* Begin DATA SUPPLIED *

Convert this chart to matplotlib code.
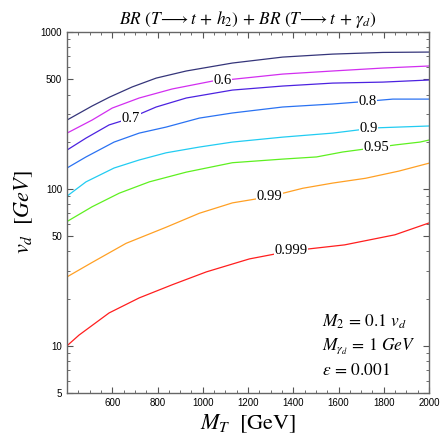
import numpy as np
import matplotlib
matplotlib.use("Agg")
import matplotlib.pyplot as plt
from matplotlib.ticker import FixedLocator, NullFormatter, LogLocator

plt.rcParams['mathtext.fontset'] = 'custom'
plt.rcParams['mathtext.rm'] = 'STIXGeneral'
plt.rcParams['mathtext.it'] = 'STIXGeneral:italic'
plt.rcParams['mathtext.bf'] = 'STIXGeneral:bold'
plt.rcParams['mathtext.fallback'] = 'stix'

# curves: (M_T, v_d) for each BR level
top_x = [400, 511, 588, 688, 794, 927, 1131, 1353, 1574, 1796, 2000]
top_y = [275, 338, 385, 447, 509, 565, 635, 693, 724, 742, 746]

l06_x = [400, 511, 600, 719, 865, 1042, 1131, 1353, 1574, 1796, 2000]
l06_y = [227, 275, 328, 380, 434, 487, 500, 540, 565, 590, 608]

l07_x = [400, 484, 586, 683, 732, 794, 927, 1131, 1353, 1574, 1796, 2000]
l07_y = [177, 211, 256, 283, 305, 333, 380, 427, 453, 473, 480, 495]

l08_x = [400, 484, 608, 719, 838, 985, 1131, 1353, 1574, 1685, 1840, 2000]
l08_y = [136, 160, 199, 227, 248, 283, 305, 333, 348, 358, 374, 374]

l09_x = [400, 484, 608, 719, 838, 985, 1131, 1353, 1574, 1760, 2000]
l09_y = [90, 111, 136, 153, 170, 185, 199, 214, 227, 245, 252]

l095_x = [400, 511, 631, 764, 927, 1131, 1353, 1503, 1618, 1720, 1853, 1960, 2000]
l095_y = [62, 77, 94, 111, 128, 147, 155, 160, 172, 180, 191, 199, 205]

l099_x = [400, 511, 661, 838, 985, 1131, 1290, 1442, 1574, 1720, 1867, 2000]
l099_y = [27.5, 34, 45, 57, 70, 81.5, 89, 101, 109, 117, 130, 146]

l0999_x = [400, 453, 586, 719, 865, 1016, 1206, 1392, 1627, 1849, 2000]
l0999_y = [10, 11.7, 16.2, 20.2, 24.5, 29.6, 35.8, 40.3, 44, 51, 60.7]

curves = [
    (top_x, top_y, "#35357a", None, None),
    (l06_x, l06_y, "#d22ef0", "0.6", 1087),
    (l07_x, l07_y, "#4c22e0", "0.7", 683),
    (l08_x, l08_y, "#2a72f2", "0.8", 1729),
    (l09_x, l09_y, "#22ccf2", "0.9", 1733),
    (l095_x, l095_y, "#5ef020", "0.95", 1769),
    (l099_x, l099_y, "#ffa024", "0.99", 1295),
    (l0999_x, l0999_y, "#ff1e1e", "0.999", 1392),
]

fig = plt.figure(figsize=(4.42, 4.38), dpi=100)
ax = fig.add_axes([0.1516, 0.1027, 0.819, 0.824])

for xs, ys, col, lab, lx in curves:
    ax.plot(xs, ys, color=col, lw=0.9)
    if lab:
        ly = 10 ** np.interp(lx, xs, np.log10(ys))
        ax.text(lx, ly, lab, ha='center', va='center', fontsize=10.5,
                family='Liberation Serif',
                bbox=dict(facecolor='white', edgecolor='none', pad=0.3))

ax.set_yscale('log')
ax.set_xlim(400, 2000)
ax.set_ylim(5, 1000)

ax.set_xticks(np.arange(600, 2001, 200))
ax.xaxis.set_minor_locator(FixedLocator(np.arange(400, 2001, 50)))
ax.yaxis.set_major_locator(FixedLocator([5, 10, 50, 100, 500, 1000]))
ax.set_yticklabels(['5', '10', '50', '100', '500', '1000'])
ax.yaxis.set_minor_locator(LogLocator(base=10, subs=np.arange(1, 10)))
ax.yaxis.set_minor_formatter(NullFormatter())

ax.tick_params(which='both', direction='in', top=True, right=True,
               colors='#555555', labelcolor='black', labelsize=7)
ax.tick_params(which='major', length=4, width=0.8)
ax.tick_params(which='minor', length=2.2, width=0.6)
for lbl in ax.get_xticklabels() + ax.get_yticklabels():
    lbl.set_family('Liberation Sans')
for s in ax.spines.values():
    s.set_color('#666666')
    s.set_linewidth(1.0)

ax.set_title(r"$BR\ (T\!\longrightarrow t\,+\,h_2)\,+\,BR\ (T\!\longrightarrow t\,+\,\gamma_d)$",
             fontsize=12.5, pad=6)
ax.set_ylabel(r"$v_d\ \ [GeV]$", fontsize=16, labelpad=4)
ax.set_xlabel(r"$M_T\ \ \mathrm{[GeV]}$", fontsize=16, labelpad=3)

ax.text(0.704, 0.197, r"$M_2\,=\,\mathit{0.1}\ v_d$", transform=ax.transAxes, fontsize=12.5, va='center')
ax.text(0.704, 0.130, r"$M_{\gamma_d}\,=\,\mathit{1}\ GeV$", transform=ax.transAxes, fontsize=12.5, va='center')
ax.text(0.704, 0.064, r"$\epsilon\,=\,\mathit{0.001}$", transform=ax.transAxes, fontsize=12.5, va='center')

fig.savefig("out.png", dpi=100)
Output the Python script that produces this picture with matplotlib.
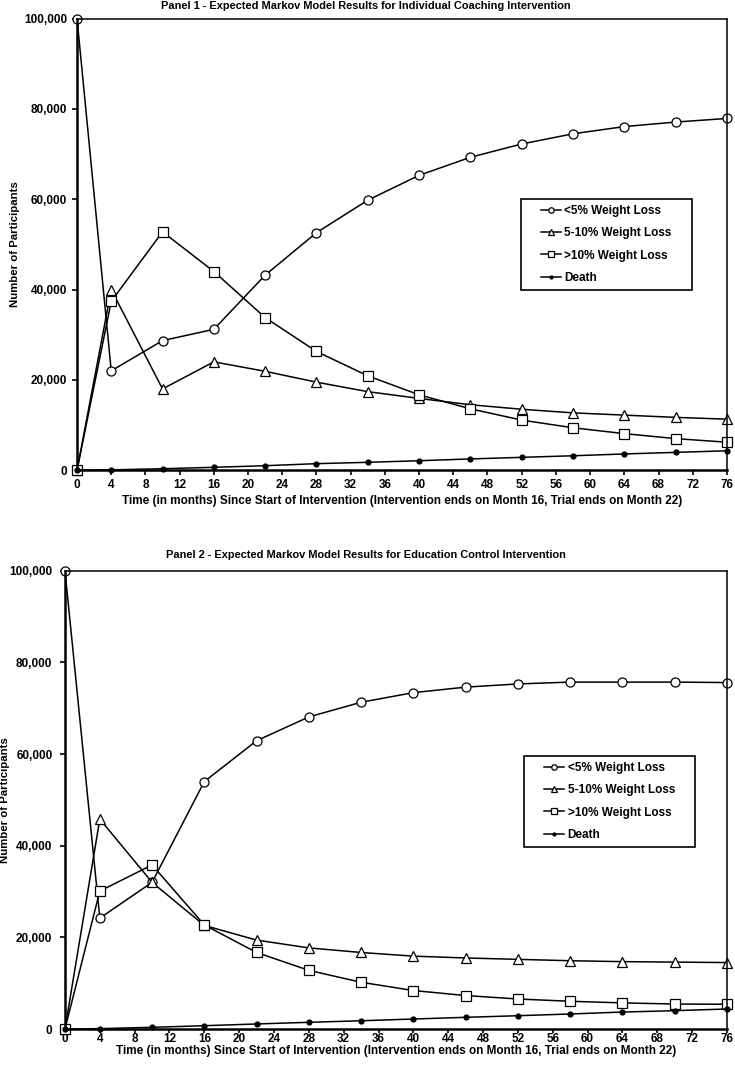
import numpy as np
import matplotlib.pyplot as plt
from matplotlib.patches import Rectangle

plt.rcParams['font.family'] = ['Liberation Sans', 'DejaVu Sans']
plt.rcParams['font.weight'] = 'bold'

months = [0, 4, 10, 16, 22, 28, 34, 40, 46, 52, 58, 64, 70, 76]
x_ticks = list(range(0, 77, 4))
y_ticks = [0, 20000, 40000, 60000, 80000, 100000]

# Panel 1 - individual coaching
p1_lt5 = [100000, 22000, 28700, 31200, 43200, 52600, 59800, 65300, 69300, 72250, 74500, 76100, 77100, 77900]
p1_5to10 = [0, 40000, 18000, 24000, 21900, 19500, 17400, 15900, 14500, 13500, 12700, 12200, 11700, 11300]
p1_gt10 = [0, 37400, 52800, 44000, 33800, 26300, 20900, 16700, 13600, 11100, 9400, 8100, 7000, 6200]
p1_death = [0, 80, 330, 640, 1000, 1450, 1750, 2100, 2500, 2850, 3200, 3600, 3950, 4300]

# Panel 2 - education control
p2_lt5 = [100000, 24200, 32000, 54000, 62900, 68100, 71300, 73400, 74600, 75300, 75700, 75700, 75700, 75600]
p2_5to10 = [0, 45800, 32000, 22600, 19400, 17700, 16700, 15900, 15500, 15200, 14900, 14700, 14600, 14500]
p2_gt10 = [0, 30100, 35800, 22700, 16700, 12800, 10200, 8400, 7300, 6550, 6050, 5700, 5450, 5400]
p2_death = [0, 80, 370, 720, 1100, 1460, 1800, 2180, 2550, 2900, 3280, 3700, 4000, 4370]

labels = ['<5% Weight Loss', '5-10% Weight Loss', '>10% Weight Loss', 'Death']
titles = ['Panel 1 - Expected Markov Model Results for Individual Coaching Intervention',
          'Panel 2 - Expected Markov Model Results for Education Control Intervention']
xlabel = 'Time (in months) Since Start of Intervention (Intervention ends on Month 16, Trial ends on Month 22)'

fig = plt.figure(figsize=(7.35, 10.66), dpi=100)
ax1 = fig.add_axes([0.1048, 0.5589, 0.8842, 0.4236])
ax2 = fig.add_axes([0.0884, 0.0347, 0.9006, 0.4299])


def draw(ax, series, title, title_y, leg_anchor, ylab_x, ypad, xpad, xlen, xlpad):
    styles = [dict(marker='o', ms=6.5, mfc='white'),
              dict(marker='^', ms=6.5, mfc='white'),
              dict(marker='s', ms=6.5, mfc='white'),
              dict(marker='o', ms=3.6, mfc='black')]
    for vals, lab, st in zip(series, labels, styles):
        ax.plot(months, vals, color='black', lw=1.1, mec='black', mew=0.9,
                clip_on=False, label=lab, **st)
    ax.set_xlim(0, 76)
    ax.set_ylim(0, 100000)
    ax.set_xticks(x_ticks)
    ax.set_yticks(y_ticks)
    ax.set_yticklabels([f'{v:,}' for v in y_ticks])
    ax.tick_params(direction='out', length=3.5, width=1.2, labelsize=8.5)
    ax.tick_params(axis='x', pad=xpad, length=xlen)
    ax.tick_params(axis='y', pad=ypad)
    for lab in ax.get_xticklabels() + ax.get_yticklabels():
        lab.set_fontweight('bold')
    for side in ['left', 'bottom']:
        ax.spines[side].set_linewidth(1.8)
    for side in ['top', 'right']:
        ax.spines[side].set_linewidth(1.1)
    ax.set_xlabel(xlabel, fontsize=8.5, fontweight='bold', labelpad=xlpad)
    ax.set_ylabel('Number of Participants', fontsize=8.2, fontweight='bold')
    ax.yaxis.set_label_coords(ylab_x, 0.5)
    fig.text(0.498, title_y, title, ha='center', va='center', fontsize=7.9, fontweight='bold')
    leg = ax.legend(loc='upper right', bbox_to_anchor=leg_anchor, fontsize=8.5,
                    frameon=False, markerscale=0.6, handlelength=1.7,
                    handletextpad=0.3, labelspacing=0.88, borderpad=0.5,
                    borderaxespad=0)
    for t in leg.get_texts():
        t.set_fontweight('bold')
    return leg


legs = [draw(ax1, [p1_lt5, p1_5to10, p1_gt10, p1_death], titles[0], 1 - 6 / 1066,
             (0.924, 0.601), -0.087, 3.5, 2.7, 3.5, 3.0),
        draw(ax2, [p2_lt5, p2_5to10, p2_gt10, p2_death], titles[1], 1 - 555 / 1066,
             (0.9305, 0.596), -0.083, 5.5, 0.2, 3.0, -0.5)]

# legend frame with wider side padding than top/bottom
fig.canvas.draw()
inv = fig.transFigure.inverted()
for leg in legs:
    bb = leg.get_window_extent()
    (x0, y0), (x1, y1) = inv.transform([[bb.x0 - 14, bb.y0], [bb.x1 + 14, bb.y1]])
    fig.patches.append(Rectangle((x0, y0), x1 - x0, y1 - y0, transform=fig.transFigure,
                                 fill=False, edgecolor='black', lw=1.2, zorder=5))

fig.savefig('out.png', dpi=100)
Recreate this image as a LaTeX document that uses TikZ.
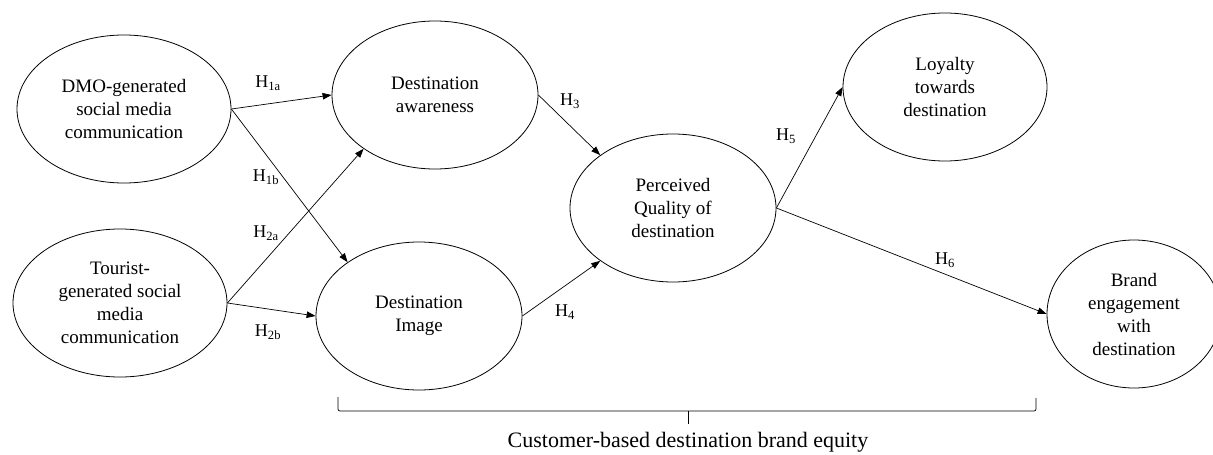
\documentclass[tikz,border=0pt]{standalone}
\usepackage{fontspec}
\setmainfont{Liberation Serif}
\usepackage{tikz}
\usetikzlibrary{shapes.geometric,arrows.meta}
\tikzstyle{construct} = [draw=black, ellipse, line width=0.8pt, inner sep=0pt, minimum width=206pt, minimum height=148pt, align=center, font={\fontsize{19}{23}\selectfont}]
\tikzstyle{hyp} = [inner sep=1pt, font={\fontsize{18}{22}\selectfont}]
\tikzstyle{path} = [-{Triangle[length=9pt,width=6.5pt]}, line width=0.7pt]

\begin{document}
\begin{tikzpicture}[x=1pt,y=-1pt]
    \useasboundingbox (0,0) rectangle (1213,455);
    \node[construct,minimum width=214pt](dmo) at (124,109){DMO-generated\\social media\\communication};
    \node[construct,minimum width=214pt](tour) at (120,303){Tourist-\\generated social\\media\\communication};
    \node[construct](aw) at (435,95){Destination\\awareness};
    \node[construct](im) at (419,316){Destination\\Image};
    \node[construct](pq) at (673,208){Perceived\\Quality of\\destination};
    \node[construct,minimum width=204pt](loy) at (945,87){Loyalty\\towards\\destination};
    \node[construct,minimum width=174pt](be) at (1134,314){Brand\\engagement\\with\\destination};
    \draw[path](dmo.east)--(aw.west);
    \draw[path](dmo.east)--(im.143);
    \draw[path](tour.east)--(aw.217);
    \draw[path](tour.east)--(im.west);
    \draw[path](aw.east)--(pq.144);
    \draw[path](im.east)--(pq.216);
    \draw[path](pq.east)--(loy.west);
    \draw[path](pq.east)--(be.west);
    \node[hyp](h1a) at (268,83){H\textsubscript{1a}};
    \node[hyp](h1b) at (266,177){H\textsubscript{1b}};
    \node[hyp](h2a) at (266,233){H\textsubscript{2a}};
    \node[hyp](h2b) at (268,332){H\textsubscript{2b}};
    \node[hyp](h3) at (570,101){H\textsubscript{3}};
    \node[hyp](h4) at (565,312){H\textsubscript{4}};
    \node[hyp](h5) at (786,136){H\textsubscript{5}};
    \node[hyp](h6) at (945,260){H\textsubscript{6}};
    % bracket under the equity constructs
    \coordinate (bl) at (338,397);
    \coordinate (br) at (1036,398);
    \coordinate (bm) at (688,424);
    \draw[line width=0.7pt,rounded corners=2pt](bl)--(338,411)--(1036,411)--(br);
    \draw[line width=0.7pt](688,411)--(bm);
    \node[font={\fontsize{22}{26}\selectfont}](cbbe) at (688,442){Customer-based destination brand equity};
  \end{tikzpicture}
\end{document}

* End DATA SUPPLIED *

• [GIVEN REQUEST] Give again exactly the lines running from the beginning of the material above through the line that contains "plt.rcParams['mathtext.fallback'] = 'stix'", and leave out every picture.

• [EXPECTED OUTPUT]
Convert this chart to matplotlib code.
import numpy as np
import matplotlib
matplotlib.use("Agg")
import matplotlib.pyplot as plt
from matplotlib.ticker import FixedLocator, NullFormatter, LogLocator

plt.rcParams['mathtext.fontset'] = 'custom'
plt.rcParams['mathtext.rm'] = 'STIXGeneral'
plt.rcParams['mathtext.it'] = 'STIXGeneral:italic'
plt.rcParams['mathtext.bf'] = 'STIXGeneral:bold'
plt.rcParams['mathtext.fallback'] = 'stix'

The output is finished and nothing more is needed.